Corroboration scoring:

python
# How many independent documents support a claim?
claim = "Meeting occurred on March 5, 2003"
supporting_docs = [
    {"doc": "Deposition of Witness A", "type": "testimony", "weight": 0.7},
    {"doc": "Flight log", "type": "record", "weight": 0.9},
    {"doc": "Email thread", "type": "correspondence", "weight": 0.8},
]
corroboration_score = weighted_average([d["weight"] for d in supporting_docs])
# 0.8 — well-corroborated claim

Investigative Workflow

For any document corpus, follow this sequence:

code
1. INVENTORY     What do we have? (Context Mapper / Corpus mode)
2. PROVENANCE    Where did each document come from? (Layer 1)
3. TIMELINE      What happened when? (Timeline module)
4. ENTITIES      Who is involved? (NER + Entity Resolver)
5. ANOMALIES     What doesn't fit? (Layer 2)
6. REDACTIONS    What was hidden? (Layer 3)
7. VALIDATION    Do the stories match? (Layer 4)
8. SYNTHESIS     What's the narrative? (Analyst judgment)

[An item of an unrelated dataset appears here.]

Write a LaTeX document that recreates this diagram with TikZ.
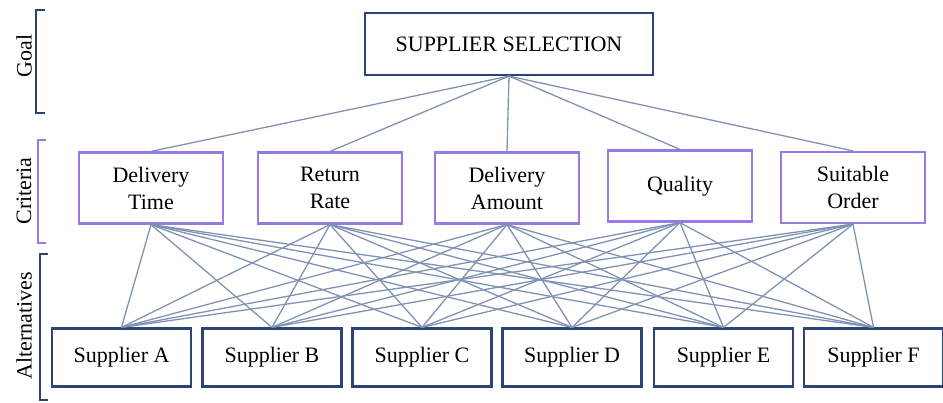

Steps 1-7 can be automated. Step 8 requires human judgment — the skill supports the analyst, it doesn't replace them.

Output: Forensic Report

markdown
# Forensic Analysis Report

## Corpus Overview
- Documents analyzed: 847
- Date range: 1998-2019
- Primary entities: 23 people, 15 places, 8 organizations

## Key Findings

### High Confidence
1. [Corroboration: 0.92] Meeting between X and Y on March 5, 2003
   Supported by: deposition, flight log, email thread

### Anomalies Detected
1. [Severity: HIGH] 3 documents have stripped metadata
   Documents: #142, #287, #501 — all related to financial transfers
2. [Severity: MEDIUM] 12-day communication gap (July 3-15, 2005)
   Context: Grand jury proceedings began July 8

### Contradictions Found
1. Document #89 claims subject was in London; flight log #201 shows Palm Beach

### Redactions
1. 47 redactions detected across 12 documents
2. Heaviest redaction: Document #305 (8 of 12 pages partially redacted)
3. Redaction context suggests financial information based on surrounding text

Constraints

  • This skill guides methodology, not implementation — specific tools (OpenCV, dateutil) live in DOSSIER's forensics modules
  • Never fabricate evidence — if data doesn't support a conclusion, say so
  • Confidence scoring is mandatory — every finding needs a confidence level
  • Human-in-the-loop for conclusions — automated analysis produces findings, human produces conclusions
  • Preserve chain of custody — track which document, page, and line produced each finding
  • Anomaly ≠ guilt — suspicious metadata could have innocent explanations. Flag, don't conclude.